On Mon, Apr 1, 2024 at 1:53 AM Ben Ramsey <b...@benramsey.com> wrote:
>
> > On Mar 31, 2024, at 11:08, Robert Landers <landers.rob...@gmail.com> wrote:
> >
> > There are probably multiple parties that require trust: the people
> > hosting the CI servers, the people with access to the CI servers, the
> > RM, and maybe more that I can't think of right now.
> >
> > One option would be to have
> >
> > - CI push the code + generated files to a git-branch `php-8.3-built`
> > (or something) so that changes can be reviewed, along with the
> > tarball.
> > - CI signs the commit and tarball.
> > - RM checks out commit and, also signs the tarball, then does a git
> > commit --amend --signoff and "blesses" the commit
> > - RM releases tarball
>
>
> When I was considering this and created a PR that followed these steps, I 
> discussed the process with folks from other open source communities, notably 
> the Apache Software Foundation community, since some of their projects follow 
> similar processes. The notion of automating the build and signing it on a 
> remote machine, only to be inspected and signed again on the release 
> manager’s machine was outright rejected by everyone.
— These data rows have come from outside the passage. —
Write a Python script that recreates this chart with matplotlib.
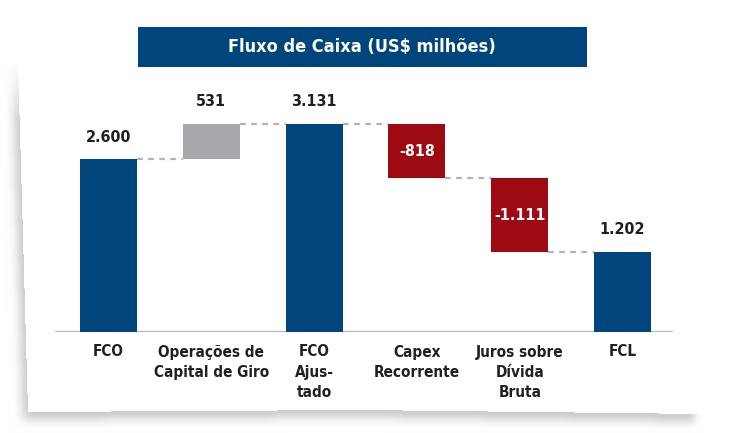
import numpy as np
import matplotlib
matplotlib.use("Agg")
import matplotlib.pyplot as plt
from matplotlib.path import Path
from matplotlib.patches import Rectangle

# ---- data ----
categories = ["FCO", "Operações de\nCapital de Giro", "FCO\nAjus-\ntado",
              "Capex\nRecorrente", "Juros sobre\nDívida\nBruta", "FCL"]
values = [2600, 531, 3131, -818, -1111, 1202]
kinds = ["total", "delta", "total", "delta", "delta", "total"]
value_labels = ["2.600", "531", "3.131", "-818", "-1.111", "1.202"]
title = "Fluxo de Caixa (US$ milhões)"

BLUE = "#00457C"
GREY = "#A7A9AC"
RED = "#9E0A12"
INK = "#231F20"
DASH = "#B4B4B4"

plt.rcParams["font.family"] = ["DejaVu Sans"]
STRETCH = "condensed"

W, H = 729, 433
fig = plt.figure(figsize=(W / 100, H / 100), dpi=100)
fig.patch.set_facecolor("white")


def blur(a, sigma):
    r = int(3 * sigma)
    k = np.exp(-0.5 * (np.arange(-r, r + 1) / sigma) ** 2)
    k /= k.sum()
    a = np.apply_along_axis(lambda v: np.convolve(v, k, mode="same"), 0, a)
    return np.apply_along_axis(lambda v: np.convolve(v, k, mode="same"), 1, a)


# paper card with a soft shadow on the left and bottom
yy, xx = np.mgrid[0:H, 0:W]
pts = np.column_stack([xx.ravel() + 0.5, yy.ravel() + 0.5])
card = [(18, 62), (28, 412), (360, 410), (702, 414), (712, 30), (18, 30)]
card_mask = Path(card).contains_points(pts).reshape(H, W).astype(float)
shadow = Path([(x - 5, y + 7) for x, y in card]).contains_points(pts).reshape(H, W).astype(float)
shadow = blur(shadow, 5.0)
fade = np.clip((yy - 62) / 60.0, 0, 1) * np.clip((703 - xx) / 12.0, 0, 1)
dark = 0.22 * shadow * (1 - card_mask) * fade
img = np.ones((H, W, 3)) * (1 - dark)[..., None]
fig.figimage(img, 0, 0, origin="upper", zorder=-5)

# title banner
fig.add_artist(Rectangle((138 / W, 1 - 67 / H), (587 - 138) / W, 40 / H,
                         transform=fig.transFigure, facecolor=BLUE, edgecolor="none", zorder=2))
fig.text(362 / W, 1 - 47 / H, title, color="white", fontsize=13, fontweight="bold",
         fontstretch=STRETCH, ha="center", va="center", zorder=3)

# chart area, baseline at y=332 px
ax = fig.add_axes([55 / W, (H - 332) / H, (673 - 55) / W, (332 - 75) / H])
ax.patch.set_alpha(0)
ax.set_xlim(-0.52, 5.49)
ax.set_ylim(0, 3131 * 257 / 208)
for s in ax.spines.values():
    s.set_visible(False)
ax.set_yticks([])

width = 0.555
x = np.arange(len(values))
bottoms, heights, colors, ends = [], [], [], []
running = 0
for v, k in zip(values, kinds):
    if k == "total":
        bottoms.append(0)
        heights.append(v)
        colors.append(BLUE)
        running = v
    else:
        bottoms.append(running if v > 0 else running + v)
        heights.append(abs(v))
        colors.append(GREY if v > 0 else RED)
        running += v
    ends.append(running)

ax.bar(x, heights, width, bottom=bottoms, color=colors, zorder=3)
ax.axhline(0, color="#B5B5B5", lw=1.6, zorder=2)

for i in range(len(values) - 1):
    ax.plot([x[i] + width / 2, x[i + 1] - width / 2], [ends[i], ends[i]],
            color=DASH, lw=1.6, ls=(0, (2.6, 2.4)), zorder=2)

for i, (v, lab) in enumerate(zip(values, value_labels)):
    if v > 0:
        ax.annotate(lab, (x[i], bottoms[i] + heights[i]), xytext=(0, 16), textcoords="offset points",
                    ha="center", va="center", fontsize=11.5, fontweight="bold",
                    fontstretch=STRETCH, color=INK)
    else:
        ax.text(x[i], bottoms[i] + heights[i] / 2, lab, ha="center", va="center",
                fontsize=11.5, fontweight="bold", fontstretch=STRETCH, color="white", zorder=4)

ax.set_xticks(x)
ax.set_xticklabels(categories, fontsize=11, fontweight="bold", fontstretch=STRETCH,
                   color=INK, linespacing=1.45)
ax.tick_params(axis="x", length=0, pad=9)

fig.savefig("out.png", dpi=100, facecolor="white")
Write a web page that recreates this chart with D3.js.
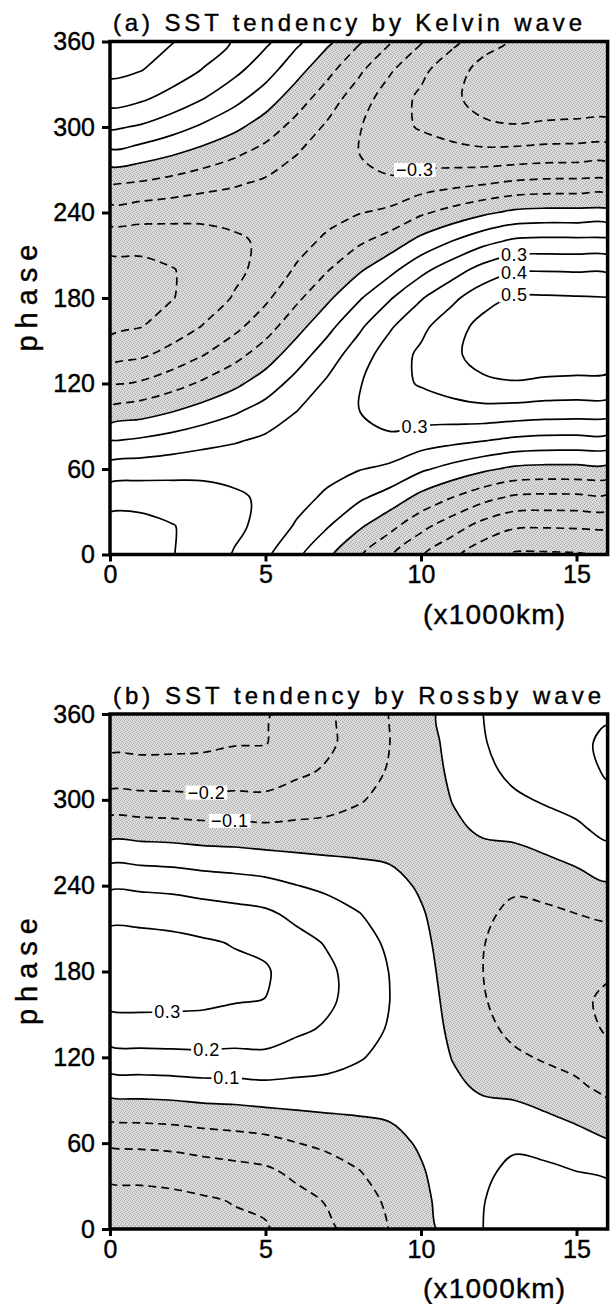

The machine where it is 
> signed by the RM should be the machine where it is built, according to 
> everyone I spoke with.
>
> As it stands right now, if we build the tarball on a remote machine (in CI), 
> and then the RM wants to compare it and build it locally, the hashes on those 
> tarballs will be different because we can’t guarantee reproducible builds. If 
> we could guarantee reproducible builds, then maybe this process could work, 
> but it would still require the RM to build it locally from the source tag in 
> order to trust and verify that nothing sneaked in on the CI machine.
>
> Cheers,
> Ben
>

I think the big point is to store the generated files in git for CI
builds. To verify the tarball is that commit, checkout the branch and
untar the file, there should be no changes, git clean should result in
no removed files, etc. This would make injecting malicious code
visible, at the very least. Whether someone catches it and actually
reviews the generated files is a different question. But if we wanted
something that is better than nothing... it's a pretty simple
solution.

Reproducible builds is an orthogonal but related problem.